THE EAGLE AND GRECIAN SALOON

The Eagle tavern and Grecian theatre which stood till lately at the corner of the dreary City Road and Shepherdess Walk were developed out of a quiet eighteenth-century pleasure-garden known as the Shepherd and Shepherdess, which had its arbours, skittle-ground, and small assembly-room. [57a] About 1822 a rather remarkable man, named Thomas Rouse (born in 1784), came into possession of the premises. [57b] He is said to have begun life as a bricklayer; at any rate, he had a turn for building, and in later days indulged himself in saloons, pavilions, and Cockney gardening. He rebuilt the tavern, or, at any rate, renamed it the Eagle, and from 1824 onwards the Eagle lawn was the scene of some of Green’s balloon ascents, and of annual tournaments of the Devon and Cornish wrestlers and single-stick players. One of the earliest balloon ascents, on May 25, 1824, gave a melancholy advertisement to the place. A balloonist named Thomas Harris ascended from the grounds, accompanied by a young lady named Sophia Stocks, who was described by the journalists as ‘an intrepid girl’ who entered the balloon ‘with but slight appearance of fear.’ The balloon took the direction of Croydon, but by its fall to the earth in Beddington Park, Harris was killed and his companion severely injured. [58a]

The coronation of William IV. in 1831 did not pass without influence on the Eagle, for in October the proprietor bought up the fittings of the Abbey entrance and robing-rooms and erected them as an entrance to his gardens, advertising them not only as the identical fittings, but as re-erected by ‘the identical mechanics.’ In this year, also, the famous Grecian Saloon came into existence. It was furnished with an organ and ‘a superb self-acting piano’; also with a superb gas chandelier, and with classic paintings by Philip Phillips, a pupil of Clarkson Stanfield and ‘scene-painter to the Adelphi and Haymarket.’ [58b]

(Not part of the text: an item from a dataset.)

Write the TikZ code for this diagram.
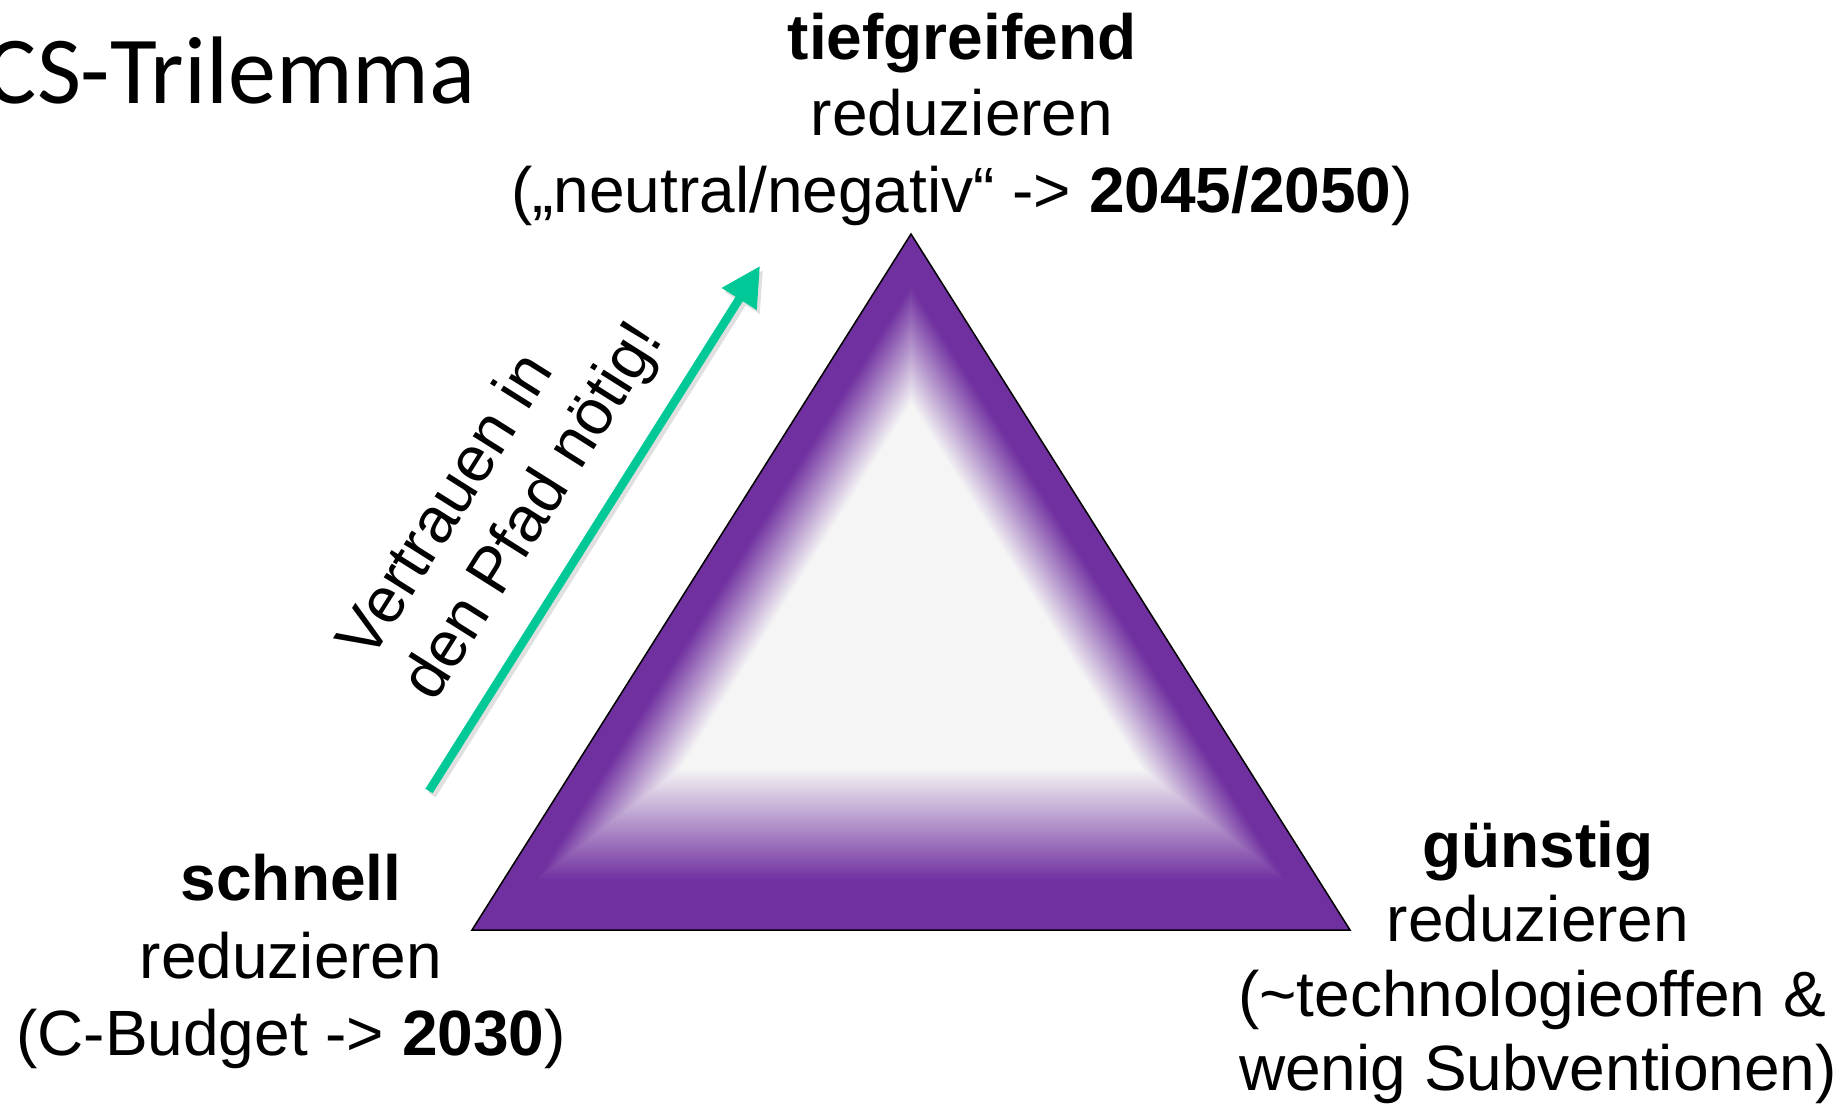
\documentclass[tikz,border=0pt]{standalone}
\usepackage{fontspec}
\setmainfont{Liberation Sans}
\newfontfamily\titlefont{Carlito}
\usetikzlibrary{arrows.meta,calc}
\definecolor{trpurple}{HTML}{7030A0}
\definecolor{trinner}{HTML}{F5F5F5}
\definecolor{arrowgreen}{HTML}{00C896}
\begin{document}
\begin{tikzpicture}[x=0.5pt,y=-0.5pt,
  lbl/.style={font=\fontsize{32}{38}\selectfont, inner sep=0pt, anchor=base},
  rlbl/.style={font=\fontsize{32}{38}\selectfont, inner sep=0pt, anchor=base west, rotate=57.77},
  titlestyle/.style={font=\titlefont\fontsize{48}{58}\selectfont, inner sep=0pt, anchor=base east},
  trustarrow/.style={arrowgreen, line width=4.25pt, -{Triangle[length=19.5pt,width=19.5pt]}},
  shadowarrow/.style={black!12, line width=4.25pt, -{Triangle[length=19.5pt,width=19.5pt]}},
  outline/.style={black, line width=0.75pt, line join=miter}]
\useasboundingbox (0,0) rectangle (1844,1108);
\fill[white] (0,0) rectangle (1844,1108);

% title
\node[titlestyle] (title) at (476,103) {CS-Trilemma};

% triangle with bevel
\coordinate (A) at (911,234);
\coordinate (B) at (472,930);
\coordinate (C) at (1350,930);
\foreach \i in {0,...,72} {
  \pgfmathsetmacro\tt{\i/72}
  \pgfmathsetmacro\ss{90*\tt}
  \pgfmathsetmacro\bb{160*\tt}
  \pgfmathsetmacro\ay{234+1.8745*\ss}
  \pgfmathsetmacro\by{930-\bb}
  \pgfmathsetmacro\hw{(\by-\ay)*0.63075}
  \pgfmathsetmacro\pc{\tt<0.3 ? 100 : max(0,100*(1-(\tt-0.3)/0.7))}
  \fill[trpurple!\pc!trinner] (911,\ay) -- (911-\hw,\by) -- (911+\hw,\by) -- cycle;
}
\draw[outline] (A) -- (B) -- (C) -- cycle;

% arrow
\coordinate (tail) at (429,791);
\coordinate (tip) at (760,266);
\coordinate (stail) at (432,795);
\coordinate (stip) at (763,270);
\draw[shadowarrow] (stail) -- (stip);
\draw[trustarrow] (tail) -- (tip);
\node[rlbl] (trust1) at (370,663) {Vertrauen in};
\node[rlbl] (trust2) at (434,704) {den Pfad nötig!};

% top label
\node[lbl] (top1) at (962,59) {\bfseries tiefgreifend};
\node[lbl] (top2) at (962,135) {reduzieren};
\node[lbl] (top3) at (962,212) {(„neutral/negativ“ -> \textbf{2045/2050})};

% bottom left label
\node[lbl] (bl1) at (291,900) {\bfseries schnell};
\node[lbl] (bl2) at (291,978) {reduzieren};
\node[lbl] (bl3) at (291,1055) {(C-Budget -> \textbf{2030})};

% bottom right label
\node[lbl] (br1) at (1538,867) {\bfseries günstig};
\node[lbl] (br2) at (1538,941) {reduzieren};
\node[lbl] (br3) at (1532,1016) {(\textasciitilde technologieoffen \&};
\node[lbl] (br4) at (1538,1090) {wenig Subventionen)};
\end{tikzpicture}
\end{document}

The Eagle reopened in the spring of 1832 with many of the attractions that long continued to characterize it. In the garden was an orchestra of Oriental type, variously described as Moorish or Chinese, and the Pandean Band from Vauxhall Gardens was engaged to perform. Dancing took place, generally once a week, in the ‘Grecian tent’ or in the assembly-room, and the gardens were adorned with Chinese lanterns, cosmoramas, fountains, and dripping rocks. In the Saloon there were concerts and ‘vaudevilles’ every evening, with sacred music (in Lent) from Handel and Mozart. The admission was no more than a shilling or sixpence, and it is pleasing to find that the ‘junior branches of families’ were admitted at threepence a head. One has a tender feeling for these junior branches, some of whom must have sat there with their fathers and mothers rather wearily from 7.30 to near 11, enlivened at times by the conjurer and the lady on the elastic cord (Miss Hengler or Miss Clarke) but caring little for the excellent glees and the vocal efforts of Miss Fraser James—bright star though she was of the London tavern concerts [59a]—or for those of Miss Smith, ‘the little Pickle’ of Drury Lane, of whom the critics remarked that it was miraculous that so young a person should be able to sing so high and so low, and excel in such songs as the ‘Deep, Deep Sea’ and ‘The Wolf,’ which she was understood to sing in private. How many people at this period visited the Eagle, or, indeed, any other place of open-air amusement, it is hard to determine; but the newspapers speak of 5,000 or 6,000 persons being present on one night in May, while others give the more modest total of 1,000 or 1,300 at sixpence each. The frequenters of the Eagle were people of humble rank, and at this time we hear of no distinguished visitors, except, perhaps, Paganini, who, going there with his friends to amuse himself one August night in 1832, was considerably mobbed, the remarks on his appearance being doubtless gems of Cockney sarcasm.